Going back to the very start, men were always expected to bring home the bacon and secure the economical situation. Is this theory still accurate in 2011? Of course it is. No matter how much feminists fight against it, this double standard will always reign. It may dwindle here and there, but you'll never live to the day that it's considered normal that the woman goes out to work in the morning, while the husband stays home to cook and watch the kids. I suppose it's inevitable that this basic theory has an effect on the more advanced events such as great success at an award ceremony. Besides being proud and happy, men might feel slightly insignificant and inferior when seeing his wife taking the stage and receiving praise. This can lead to discomfort on both sides, all due to the ancient double standard of men, women and their respective professional success.

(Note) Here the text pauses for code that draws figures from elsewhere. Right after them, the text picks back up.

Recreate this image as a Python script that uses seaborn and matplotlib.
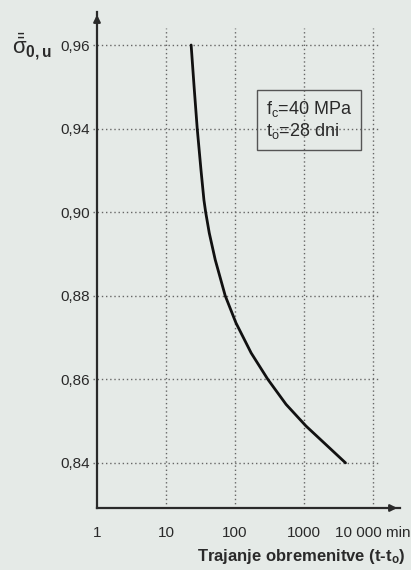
import numpy as np
import pandas as pd
import matplotlib
matplotlib.use("Agg")
import matplotlib.pyplot as plt
import seaborn as sns

# Data
t_min = [23.1, 25.5, 28.3, 32.1, 35.4, 37.5, 42.3, 51.6, 72, 103, 171, 298,
         548, 1068, 2063, 3981]
sigma = [0.960, 0.950, 0.940, 0.9201, 0.9058, 0.900, 0.8950, 0.8886, 0.880,
         0.8735, 0.8663, 0.860, 0.854, 0.8488, 0.8444, 0.840]

y_ticks = [0.84, 0.86, 0.88, 0.90, 0.94, 0.96]
y_labels = ["0,84", "0,86", "0,88", "0,90", "0,94", "0,96"]
x_ticks = [1, 10, 100, 1000, 10000]
x_labels = ["1", "10", "100", "1000", "10 000 min"]

df = pd.DataFrame({"t": t_min, "sigma": sigma})

sns.set_theme(style="white")
plt.rcParams["font.family"] = ["Liberation Sans", "DejaVu Sans"]
plt.rcParams["mathtext.fontset"] = "custom"
plt.rcParams["mathtext.rm"] = "Liberation Sans"
plt.rcParams["mathtext.it"] = "Liberation Sans:italic"
plt.rcParams["mathtext.bf"] = "Liberation Sans:bold"
plt.rcParams["mathtext.default"] = "regular"

bg = "#e5eae7"
ink = "#2a2a2a"

fig = plt.figure(figsize=(4.11, 5.70), dpi=100, facecolor=bg)
ax = fig.add_axes([97 / 411, 1 - 508 / 570, 303 / 411, 496 / 570])
ax.set_facecolor(bg)

# y axis: equally spaced labels (0,92 is skipped in the original)
_vals = np.array([0.70] + y_ticks + [1.10])
_pos = np.array([-7, 0, 1, 2, 3, 4, 5, 12])
ax.set_yscale("function", functions=(lambda v: np.interp(v, _vals, _pos),
                                     lambda p: np.interp(p, _pos, _vals)))
ax.set_xscale("log")
ax.set_xlim(1, 24500)
ax.set_ylim(0.8292, 0.9679)

# dotted grid
ax.hlines(y_ticks, 0.88, 12600, colors="#666", linestyles=(0, (1, 2)), lw=1, clip_on=False)
ax.vlines(x_ticks[1:], 0.8292, 0.9641, colors="#666", linestyles=(0, (1, 2)), lw=1)

sns.lineplot(data=df, x="t", y="sigma", ax=ax, color="#111", lw=2)

ax.set_yticks(y_ticks, y_labels)
ax.set_xticks(x_ticks, x_labels)
ax.xaxis.set_minor_locator(matplotlib.ticker.NullLocator())
ax.yaxis.set_minor_locator(matplotlib.ticker.NullLocator())
ax.tick_params(axis="x", length=0, pad=13, labelsize=11, labelcolor=ink)
ax.tick_params(axis="y", left=False, length=0, pad=5, labelsize=11, labelcolor=ink)
ax.set_xlabel("")
ax.set_ylabel("")

for s in ["top", "right"]:
    ax.spines[s].set_visible(False)
for s in ["left", "bottom"]:
    ax.spines[s].set_color(ink)
    ax.spines[s].set_linewidth(1.6)

# arrow heads on axes
ax.annotate("", xy=(1.0, 0), xytext=(0.96, 0), xycoords="axes fraction",
            arrowprops=dict(arrowstyle="-|>", color=ink, lw=1.6, mutation_scale=10))
ax.annotate("", xy=(0, 1.0), xytext=(0, 0.97), xycoords="axes fraction",
            arrowprops=dict(arrowstyle="-|>", color=ink, lw=1.6, mutation_scale=10))

ax.text(0.70, 0.782, "f$_c$=40 MPa\nt$_o$=28 dni", transform=ax.transAxes,
        ha="center", va="center", multialignment="left", fontsize=13, color=ink,
        linespacing=1.1,
        bbox=dict(boxstyle="square,pad=0.5", fc="none", ec="#555", lw=1))

fig.text(12 / 411, 1 - 47 / 570, r"$\bar{\bar{\sigma}}_{\mathbf{0,u}}$",
         fontsize=16, color=ink, ha="left", va="center")
fig.text(405 / 411, 1 - 557 / 570, "Trajanje obremenitve (t-t$_o$)",
         fontsize=12, fontweight="bold", color=ink, ha="right", va="center")

fig.savefig("out.png", dpi=100, facecolor=bg)
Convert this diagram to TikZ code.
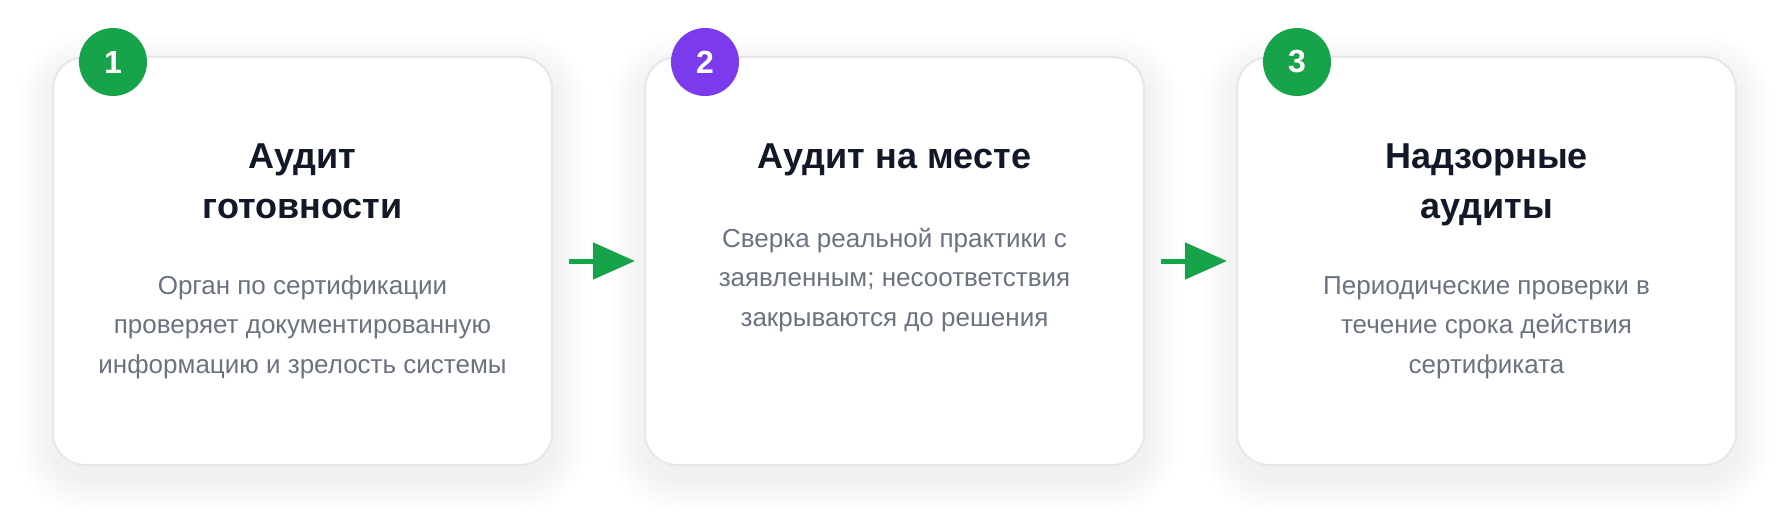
\documentclass[tikz,border=0pt]{standalone}
\usepackage{fontspec}
\setmainfont{Liberation Sans}
\usetikzlibrary{arrows.meta}
\pgfdeclarelayer{background}
\pgfsetlayers{background,main}
\definecolor{cardborder}{HTML}{E5E7EB}
\definecolor{titlecol}{HTML}{111827}
\definecolor{desccol}{HTML}{6B7280}
\definecolor{stepgreen}{HTML}{16A34A}
\definecolor{steppurple}{HTML}{7C3AED}
\tikzset{
  card/.style={draw=cardborder, line width=2pt, fill=white, rounded corners=32pt,
    minimum width=499pt, minimum height=408pt, inner sep=0pt, outer sep=0pt},
  badge/.style={circle, fill=#1, minimum size=68pt, inner sep=0pt, outer sep=0pt,
    text=white, font=\bfseries\fontsize{32}{32}\selectfont},
  titletext/.style={align=center, text=titlecol, inner sep=0pt, anchor=base,
    font=\bfseries\fontsize{36}{50.5}\selectfont},
  desctext/.style={align=center, text=desccol, inner sep=0pt, anchor=base,
    font=\fontsize{26}{39.5}\selectfont},
  flow/.style={draw=stepgreen, line width=5pt, -{Triangle[length=42pt,width=36pt]}},
  softshadow/.style={fill=black, opacity=0.0032},
}
\begin{document}
\begin{tikzpicture}[x=1pt,y=-1pt]
\useasboundingbox (0,0) rectangle (1790,525);

\node[card] (c1) at (302.5,261) {};
\node[card] (c2) at (894.5,261) {};
\node[card] (c3) at (1486.5,261) {};

\begin{pgfonlayer}{background}
\fill[white] (0,0) rectangle (1790,525);
\foreach \c in {c1,c2,c3}{
  \foreach \k in {1,...,14}{
    \pgfmathsetmacro\d{\k*2.5}
    \pgfmathsetmacro\r{32+\d}
    \fill[softshadow, rounded corners=\r pt]
      ([shift={(-\d,-\d+12)}]\c.north west) rectangle ([shift={(\d,\d+12)}]\c.south east);
  }
}
\end{pgfonlayer}

\node[badge=stepgreen] (b1) at ([shift={(60,5)}]c1.north west) {1};
\node[badge=steppurple] (b2) at ([shift={(60,5)}]c2.north west) {2};
\node[badge=stepgreen] (b3) at ([shift={(60,5)}]c3.north west) {3};

% base anchor = baseline of the last line
\node[titletext] (t1) at (302.5,218.5) {Аудит\\готовности};
\node[desctext] (d1) at (302.5,373) {Орган по сертификации\\проверяет документированную\\информацию и зрелость системы};

\node[titletext] (t2) at (894.5,168) {Аудит на месте};
\node[desctext] (d2) at (894.5,326) {Сверка реальной практики с\\заявленным; несоответствия\\закрываются до решения};

\node[titletext] (t3) at (1486.5,218.5) {Надзорные\\аудиты};
\node[desctext] (d3) at (1486.5,373) {Периодические проверки в\\течение срока действия\\сертификата};

\draw[flow] ([xshift=17]c1.east) -- ([xshift=-10]c2.west);
\draw[flow] ([xshift=17]c2.east) -- ([xshift=-10]c3.west);
\end{tikzpicture}
\end{document}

Not only could this lead to problems between the two people and in the marriage itself; the "insignificant" husband could feel insecure and therefore may need a reassurance. And that's where cheating begins and marriages end.

On the other hand, marriages initially occured to secure a woman's social and economical standard. Once married, women felt more secure of their being. Divorce was considered shameful and could cost a woman her position in society, which is why few women risked to do so. These days, women no longer get married for social standard (with exceptions of course), but a divorce is still something for only the strongest among us. Supposedly after winning the most important movie award, she gets a sense of strength and independance. Especially winners who were stuck in mediocre marriages and only endured it for mentioned reasons might have been empowered by their success to file for divorce. In this case, the Oscar Curse is more of a blessing than anything else.

Another way to look at it is plain coincidence. People often tend to seek too much behind things. I mean, science can observe and analyse everything from here to Timboektoe; sometimes things just are because they are. Not everything is explainable.

Conclusion: Maybe. The Oscar Curse could be true; numbers have shown that Best Actress winners are indeed more likely to divorce. But then again it's not really a "curse", is it? Merely an outcome of ancient clichés which could work out for the better. Or it could be fiction; just a mere coincidence that has led to people over-thinking and over-analyzing everything.
Maybe I'm being stubborn, but I personally still think it's rubbish. If a man and woman have a healthy marriage containing mutual respect and understanding, I don't see how a little statue can get in the way of that.

A few of the notable actresses who have been struck by "the curse":
  • Bette Davis - Dangerous (1936)
  • Joan Crawford - Mildred Pierce (1946)
  • Elizabeth Taylor - Butterfield (1961)
  • Elizbeth Taylor - Who's afraid of Virginia Woolf? (1967)
  • Julie Andrews - Mary Poppins (1965)
  • Barbra Streisand - Funny girl (1969)
  • Maggie Smith - The Prime of Miss Jean Brodie (1970
  • Jane Fonda - Klute (1972)
  • Liza Minnelli - Cabaret (1973)
  • Faye Dunaway - Network (1977)
  • Emma Thompson - Howard's end (1993)
  • Halle Berry - Monster's ball (2002)
  • Hilary Swank - Boys don't cry (2000)
  • Reese Whiterspoon - Walk the line (2006)
  • Kate Winslet - The Reader (2009)
  • Sandra Bullock - The Blind Side (2010)

This year's nominees:
* Annette Bening (married to Warren Beatty)
* Nicole Kidman (married to Keith Urban)
* Jennifer Lawrence (single)
* Natalie Portman (engaged to Benjamin Millepied)
* Michelle Williams (single)

I just hope (pregnant) Natalie Portman won't be struck by "the curse".


Lesya Khyzhnyak said...

Interesting article! I agree with you, it's just a superstition. If we take as example Taylor, that was her temperament and her life, she divorced many times, so... Not to blame awards :)

Anonymous said...

I'd like to think it is just coincidence, I can't believe any man would be fragile enough to feel threatened by his wife having an Oscar.Then again looking at some of the egos in the movie business there might be something in the curse.
I hope you enjoy the ceremony tomorrow Chelsea.